▶ _What you should do_: The material below includes pictures; leave them out and return only the lines between the line containing "Reproduce this chart with Observable Plot." and the line containing "0); context.lineTo(0, -l);", inclusive, word for word.

▶ _Provided records_:
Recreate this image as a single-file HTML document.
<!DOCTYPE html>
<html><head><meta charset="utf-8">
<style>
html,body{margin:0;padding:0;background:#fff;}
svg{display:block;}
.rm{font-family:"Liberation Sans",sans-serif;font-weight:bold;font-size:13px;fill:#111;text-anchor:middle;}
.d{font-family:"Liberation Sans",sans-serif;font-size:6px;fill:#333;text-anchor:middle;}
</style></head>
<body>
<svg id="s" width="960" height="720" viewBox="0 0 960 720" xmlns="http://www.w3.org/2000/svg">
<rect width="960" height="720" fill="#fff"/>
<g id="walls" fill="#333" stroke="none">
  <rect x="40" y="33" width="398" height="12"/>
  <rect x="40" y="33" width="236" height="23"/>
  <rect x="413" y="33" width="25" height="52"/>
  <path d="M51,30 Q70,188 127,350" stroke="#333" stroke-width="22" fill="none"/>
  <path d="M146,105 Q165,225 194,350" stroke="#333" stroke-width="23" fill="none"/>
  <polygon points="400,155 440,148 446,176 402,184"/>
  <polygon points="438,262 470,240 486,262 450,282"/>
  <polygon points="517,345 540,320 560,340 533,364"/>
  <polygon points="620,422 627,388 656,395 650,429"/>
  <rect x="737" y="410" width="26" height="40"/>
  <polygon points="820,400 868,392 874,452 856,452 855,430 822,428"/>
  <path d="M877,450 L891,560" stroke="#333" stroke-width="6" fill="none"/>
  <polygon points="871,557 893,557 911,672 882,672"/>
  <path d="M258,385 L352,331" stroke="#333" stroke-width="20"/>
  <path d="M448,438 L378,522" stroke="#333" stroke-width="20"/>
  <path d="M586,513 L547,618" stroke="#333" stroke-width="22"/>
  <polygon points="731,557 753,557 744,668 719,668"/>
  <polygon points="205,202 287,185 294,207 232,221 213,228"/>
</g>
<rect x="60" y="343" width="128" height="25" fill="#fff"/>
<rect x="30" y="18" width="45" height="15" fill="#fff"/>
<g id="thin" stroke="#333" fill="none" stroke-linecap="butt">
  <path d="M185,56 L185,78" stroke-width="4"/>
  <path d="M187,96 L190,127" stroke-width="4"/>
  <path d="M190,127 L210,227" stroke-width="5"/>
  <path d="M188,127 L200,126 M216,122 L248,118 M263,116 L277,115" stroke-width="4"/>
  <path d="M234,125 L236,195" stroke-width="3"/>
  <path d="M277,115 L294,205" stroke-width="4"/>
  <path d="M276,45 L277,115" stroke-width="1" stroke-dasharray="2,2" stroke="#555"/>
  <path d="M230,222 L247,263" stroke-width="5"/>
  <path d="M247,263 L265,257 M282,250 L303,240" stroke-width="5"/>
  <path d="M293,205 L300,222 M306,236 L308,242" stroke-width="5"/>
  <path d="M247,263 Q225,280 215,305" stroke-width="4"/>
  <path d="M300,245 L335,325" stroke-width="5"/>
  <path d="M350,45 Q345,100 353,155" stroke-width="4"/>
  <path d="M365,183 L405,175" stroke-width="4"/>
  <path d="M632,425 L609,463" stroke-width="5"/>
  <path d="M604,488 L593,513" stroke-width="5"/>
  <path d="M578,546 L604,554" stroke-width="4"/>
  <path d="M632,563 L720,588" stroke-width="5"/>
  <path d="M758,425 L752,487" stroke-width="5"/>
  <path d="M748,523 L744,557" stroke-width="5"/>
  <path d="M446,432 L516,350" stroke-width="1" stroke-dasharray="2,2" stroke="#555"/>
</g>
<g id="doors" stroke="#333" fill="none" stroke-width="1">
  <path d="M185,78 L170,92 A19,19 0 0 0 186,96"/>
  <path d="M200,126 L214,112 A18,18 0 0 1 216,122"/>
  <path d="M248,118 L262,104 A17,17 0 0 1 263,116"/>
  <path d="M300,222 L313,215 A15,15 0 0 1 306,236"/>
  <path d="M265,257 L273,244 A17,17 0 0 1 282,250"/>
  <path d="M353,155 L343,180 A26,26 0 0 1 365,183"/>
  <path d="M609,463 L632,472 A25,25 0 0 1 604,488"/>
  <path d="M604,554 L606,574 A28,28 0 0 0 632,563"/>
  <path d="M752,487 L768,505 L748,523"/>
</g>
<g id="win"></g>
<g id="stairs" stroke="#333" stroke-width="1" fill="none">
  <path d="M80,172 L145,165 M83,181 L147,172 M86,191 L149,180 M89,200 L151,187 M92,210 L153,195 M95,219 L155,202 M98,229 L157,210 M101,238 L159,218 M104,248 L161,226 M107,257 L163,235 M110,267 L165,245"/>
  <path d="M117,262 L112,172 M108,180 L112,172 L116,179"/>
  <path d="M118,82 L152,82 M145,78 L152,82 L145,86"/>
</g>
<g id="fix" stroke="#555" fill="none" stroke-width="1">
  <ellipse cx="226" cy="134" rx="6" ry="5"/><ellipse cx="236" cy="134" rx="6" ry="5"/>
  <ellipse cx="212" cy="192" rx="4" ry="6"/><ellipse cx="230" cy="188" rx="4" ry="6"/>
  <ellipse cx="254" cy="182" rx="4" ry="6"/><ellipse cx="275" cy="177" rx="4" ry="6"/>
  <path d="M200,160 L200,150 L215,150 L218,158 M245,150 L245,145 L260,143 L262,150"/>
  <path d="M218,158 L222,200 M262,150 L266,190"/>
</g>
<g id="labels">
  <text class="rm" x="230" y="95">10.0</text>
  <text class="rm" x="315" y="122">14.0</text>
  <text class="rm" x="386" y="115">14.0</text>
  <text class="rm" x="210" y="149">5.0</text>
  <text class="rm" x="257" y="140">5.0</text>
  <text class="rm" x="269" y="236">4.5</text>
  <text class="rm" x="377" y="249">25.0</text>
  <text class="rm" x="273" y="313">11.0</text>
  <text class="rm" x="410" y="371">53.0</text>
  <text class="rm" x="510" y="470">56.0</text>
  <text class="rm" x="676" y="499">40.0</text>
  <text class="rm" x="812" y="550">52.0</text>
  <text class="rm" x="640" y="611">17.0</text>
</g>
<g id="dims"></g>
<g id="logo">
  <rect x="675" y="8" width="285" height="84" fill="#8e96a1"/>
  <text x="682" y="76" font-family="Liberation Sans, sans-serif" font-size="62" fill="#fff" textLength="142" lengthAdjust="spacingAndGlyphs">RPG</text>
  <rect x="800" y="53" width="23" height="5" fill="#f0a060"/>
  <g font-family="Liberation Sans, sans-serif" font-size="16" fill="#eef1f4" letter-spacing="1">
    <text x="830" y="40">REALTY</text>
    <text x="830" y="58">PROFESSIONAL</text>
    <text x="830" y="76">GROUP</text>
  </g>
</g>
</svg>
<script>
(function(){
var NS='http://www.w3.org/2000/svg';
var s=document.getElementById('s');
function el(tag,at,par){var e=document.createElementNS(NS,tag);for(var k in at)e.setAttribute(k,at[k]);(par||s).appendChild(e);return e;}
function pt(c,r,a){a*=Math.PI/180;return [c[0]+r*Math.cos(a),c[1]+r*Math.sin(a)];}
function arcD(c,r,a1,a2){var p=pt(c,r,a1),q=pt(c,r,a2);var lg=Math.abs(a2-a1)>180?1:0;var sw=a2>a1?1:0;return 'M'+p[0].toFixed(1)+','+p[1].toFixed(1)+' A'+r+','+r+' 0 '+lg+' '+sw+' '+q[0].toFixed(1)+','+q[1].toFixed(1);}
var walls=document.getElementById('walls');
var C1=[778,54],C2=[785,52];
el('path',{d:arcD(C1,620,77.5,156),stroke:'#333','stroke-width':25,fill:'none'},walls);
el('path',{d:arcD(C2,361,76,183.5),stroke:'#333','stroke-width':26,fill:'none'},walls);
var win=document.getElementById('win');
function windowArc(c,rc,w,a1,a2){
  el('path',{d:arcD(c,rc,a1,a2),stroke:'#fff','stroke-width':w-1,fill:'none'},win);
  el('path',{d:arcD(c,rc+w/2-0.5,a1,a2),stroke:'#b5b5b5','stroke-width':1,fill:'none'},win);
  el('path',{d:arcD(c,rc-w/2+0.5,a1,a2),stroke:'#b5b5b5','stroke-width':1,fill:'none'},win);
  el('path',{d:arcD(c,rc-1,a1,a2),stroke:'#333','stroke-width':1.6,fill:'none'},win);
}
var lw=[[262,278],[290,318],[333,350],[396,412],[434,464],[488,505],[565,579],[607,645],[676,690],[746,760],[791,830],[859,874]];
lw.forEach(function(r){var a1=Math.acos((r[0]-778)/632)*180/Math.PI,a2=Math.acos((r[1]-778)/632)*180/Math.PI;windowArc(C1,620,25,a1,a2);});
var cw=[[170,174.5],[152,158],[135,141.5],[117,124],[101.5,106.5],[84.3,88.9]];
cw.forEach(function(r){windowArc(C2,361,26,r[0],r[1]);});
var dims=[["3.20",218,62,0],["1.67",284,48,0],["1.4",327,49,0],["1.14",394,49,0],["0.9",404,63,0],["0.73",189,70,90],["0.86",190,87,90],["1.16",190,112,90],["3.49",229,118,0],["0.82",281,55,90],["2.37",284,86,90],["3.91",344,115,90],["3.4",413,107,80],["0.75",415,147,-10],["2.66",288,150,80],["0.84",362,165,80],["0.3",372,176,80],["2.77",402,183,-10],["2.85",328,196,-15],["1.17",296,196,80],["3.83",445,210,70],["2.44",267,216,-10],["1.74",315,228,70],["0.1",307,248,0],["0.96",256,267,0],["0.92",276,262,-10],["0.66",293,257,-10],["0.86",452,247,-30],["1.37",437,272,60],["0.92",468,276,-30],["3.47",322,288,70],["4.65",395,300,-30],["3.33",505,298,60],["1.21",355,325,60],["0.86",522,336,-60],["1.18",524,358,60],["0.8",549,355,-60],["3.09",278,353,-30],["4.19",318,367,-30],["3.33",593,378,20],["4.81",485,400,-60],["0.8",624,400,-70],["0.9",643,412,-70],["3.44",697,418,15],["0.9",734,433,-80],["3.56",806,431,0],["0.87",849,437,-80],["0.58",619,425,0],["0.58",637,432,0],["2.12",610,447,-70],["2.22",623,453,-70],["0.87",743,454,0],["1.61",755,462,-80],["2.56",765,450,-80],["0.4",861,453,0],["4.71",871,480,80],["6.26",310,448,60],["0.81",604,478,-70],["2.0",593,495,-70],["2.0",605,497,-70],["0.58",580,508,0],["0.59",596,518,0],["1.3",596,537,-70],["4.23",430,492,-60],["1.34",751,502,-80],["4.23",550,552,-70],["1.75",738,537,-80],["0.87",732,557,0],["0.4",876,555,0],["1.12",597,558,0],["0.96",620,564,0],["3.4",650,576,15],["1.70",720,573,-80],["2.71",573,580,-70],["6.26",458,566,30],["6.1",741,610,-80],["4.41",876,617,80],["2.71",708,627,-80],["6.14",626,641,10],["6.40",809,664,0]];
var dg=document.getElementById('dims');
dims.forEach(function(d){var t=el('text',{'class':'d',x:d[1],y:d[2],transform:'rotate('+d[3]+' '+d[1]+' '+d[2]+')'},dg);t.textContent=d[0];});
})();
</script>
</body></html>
* * *
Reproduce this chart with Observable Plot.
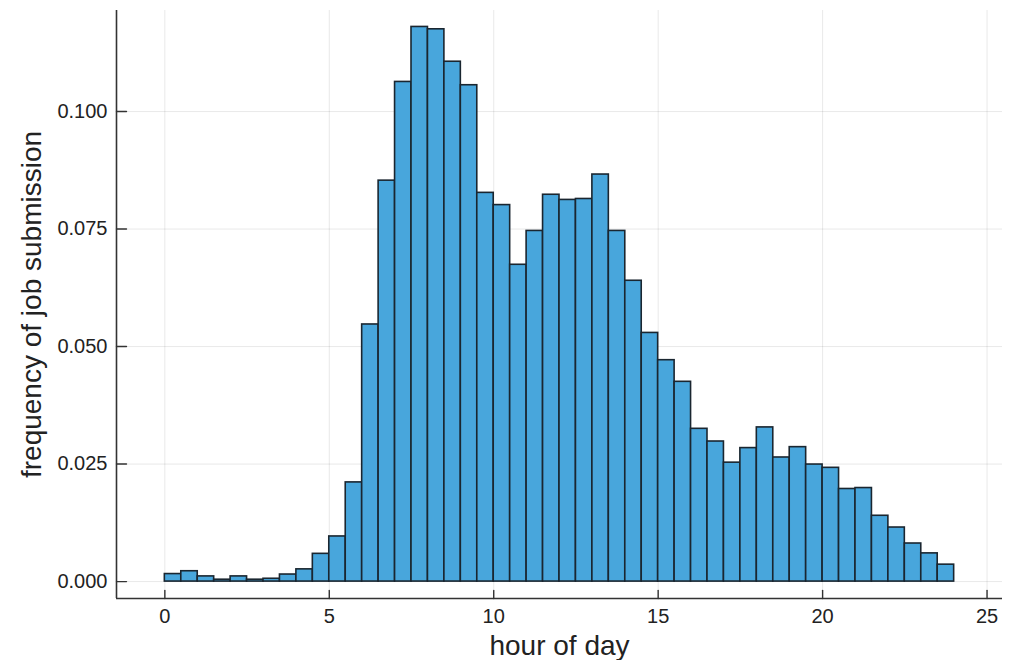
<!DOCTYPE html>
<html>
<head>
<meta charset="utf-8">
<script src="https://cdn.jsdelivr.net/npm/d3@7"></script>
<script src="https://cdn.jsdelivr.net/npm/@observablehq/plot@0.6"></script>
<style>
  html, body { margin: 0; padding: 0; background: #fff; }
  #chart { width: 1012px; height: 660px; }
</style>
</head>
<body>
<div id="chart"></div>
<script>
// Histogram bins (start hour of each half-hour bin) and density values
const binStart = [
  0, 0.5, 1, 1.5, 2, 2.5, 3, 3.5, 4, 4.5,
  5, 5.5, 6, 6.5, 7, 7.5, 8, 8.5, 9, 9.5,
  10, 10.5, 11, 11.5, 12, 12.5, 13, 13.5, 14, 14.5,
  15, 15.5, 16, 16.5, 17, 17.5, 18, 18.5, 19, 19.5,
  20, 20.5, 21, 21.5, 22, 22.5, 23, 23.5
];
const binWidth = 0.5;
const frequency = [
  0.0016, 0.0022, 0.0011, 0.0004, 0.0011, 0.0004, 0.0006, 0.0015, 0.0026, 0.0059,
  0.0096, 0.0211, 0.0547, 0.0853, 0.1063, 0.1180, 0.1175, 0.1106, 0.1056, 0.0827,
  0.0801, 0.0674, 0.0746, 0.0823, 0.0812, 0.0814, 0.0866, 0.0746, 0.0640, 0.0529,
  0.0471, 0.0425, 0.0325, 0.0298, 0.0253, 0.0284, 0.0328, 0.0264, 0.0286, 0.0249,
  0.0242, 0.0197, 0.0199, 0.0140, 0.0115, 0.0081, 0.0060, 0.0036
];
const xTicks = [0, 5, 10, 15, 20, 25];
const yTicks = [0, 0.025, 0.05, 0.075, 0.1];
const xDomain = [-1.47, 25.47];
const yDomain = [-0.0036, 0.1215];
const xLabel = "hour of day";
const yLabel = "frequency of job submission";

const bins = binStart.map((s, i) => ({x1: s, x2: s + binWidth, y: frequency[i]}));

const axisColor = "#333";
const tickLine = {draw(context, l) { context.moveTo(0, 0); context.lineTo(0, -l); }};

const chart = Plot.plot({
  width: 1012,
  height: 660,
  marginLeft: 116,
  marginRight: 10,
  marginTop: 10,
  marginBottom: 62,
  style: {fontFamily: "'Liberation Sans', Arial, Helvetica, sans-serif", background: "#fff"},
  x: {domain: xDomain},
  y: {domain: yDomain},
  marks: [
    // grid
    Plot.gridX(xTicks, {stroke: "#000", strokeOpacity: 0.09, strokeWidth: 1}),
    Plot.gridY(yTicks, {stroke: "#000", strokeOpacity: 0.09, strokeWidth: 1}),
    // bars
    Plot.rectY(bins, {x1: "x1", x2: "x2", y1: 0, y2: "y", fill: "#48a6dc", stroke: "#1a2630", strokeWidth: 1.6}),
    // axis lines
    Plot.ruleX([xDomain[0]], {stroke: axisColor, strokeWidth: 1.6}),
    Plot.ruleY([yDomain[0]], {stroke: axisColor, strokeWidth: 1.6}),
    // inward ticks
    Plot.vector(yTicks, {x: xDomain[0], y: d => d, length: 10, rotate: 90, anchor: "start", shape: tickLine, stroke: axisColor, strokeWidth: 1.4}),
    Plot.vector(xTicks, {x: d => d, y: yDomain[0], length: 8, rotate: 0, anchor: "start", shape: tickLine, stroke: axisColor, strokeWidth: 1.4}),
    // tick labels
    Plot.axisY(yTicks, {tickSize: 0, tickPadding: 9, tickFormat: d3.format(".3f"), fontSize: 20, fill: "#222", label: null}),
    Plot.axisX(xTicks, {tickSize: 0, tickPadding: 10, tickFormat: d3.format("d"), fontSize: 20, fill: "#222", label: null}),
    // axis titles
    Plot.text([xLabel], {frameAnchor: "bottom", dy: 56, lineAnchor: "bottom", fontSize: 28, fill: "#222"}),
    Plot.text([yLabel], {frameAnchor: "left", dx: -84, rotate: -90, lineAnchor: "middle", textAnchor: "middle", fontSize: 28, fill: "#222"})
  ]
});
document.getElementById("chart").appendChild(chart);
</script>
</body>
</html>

▶ _The reply_:
Reproduce this chart with Observable Plot.
<!DOCTYPE html>
<html>
<head>
<meta charset="utf-8">
<script src="https://cdn.jsdelivr.net/npm/d3@7"></script>
<script src="https://cdn.jsdelivr.net/npm/@observablehq/plot@0.6"></script>
<style>
  html, body { margin: 0; padding: 0; background: #fff; }
  #chart { width: 1012px; height: 660px; }
</style>
</head>
<body>
<div id="chart"></div>
<script>
// Histogram bins (start hour of each half-hour bin) and density values
const binStart = [
  0, 0.5, 1, 1.5, 2, 2.5, 3, 3.5, 4, 4.5,
  5, 5.5, 6, 6.5, 7, 7.5, 8, 8.5, 9, 9.5,
  10, 10.5, 11, 11.5, 12, 12.5, 13, 13.5, 14, 14.5,
  15, 15.5, 16, 16.5, 17, 17.5, 18, 18.5, 19, 19.5,
  20, 20.5, 21, 21.5, 22, 22.5, 23, 23.5
];
const binWidth = 0.5;
const frequency = [
  0.0016, 0.0022, 0.0011, 0.0004, 0.0011, 0.0004, 0.0006, 0.0015, 0.0026, 0.0059,
  0.0096, 0.0211, 0.0547, 0.0853, 0.1063, 0.1180, 0.1175, 0.1106, 0.1056, 0.0827,
  0.0801, 0.0674, 0.0746, 0.0823, 0.0812, 0.0814, 0.0866, 0.0746, 0.0640, 0.0529,
  0.0471, 0.0425, 0.0325, 0.0298, 0.0253, 0.0284, 0.0328, 0.0264, 0.0286, 0.0249,
  0.0242, 0.0197, 0.0199, 0.0140, 0.0115, 0.0081, 0.0060, 0.0036
];
const xTicks = [0, 5, 10, 15, 20, 25];
const yTicks = [0, 0.025, 0.05, 0.075, 0.1];
const xDomain = [-1.47, 25.47];
const yDomain = [-0.0036, 0.1215];
const xLabel = "hour of day";
const yLabel = "frequency of job submission";

const bins = binStart.map((s, i) => ({x1: s, x2: s + binWidth, y: frequency[i]}));

const axisColor = "#333";
const tickLine = {draw(context, l) { context.moveTo(0, 0); context.lineTo(0, -l); }};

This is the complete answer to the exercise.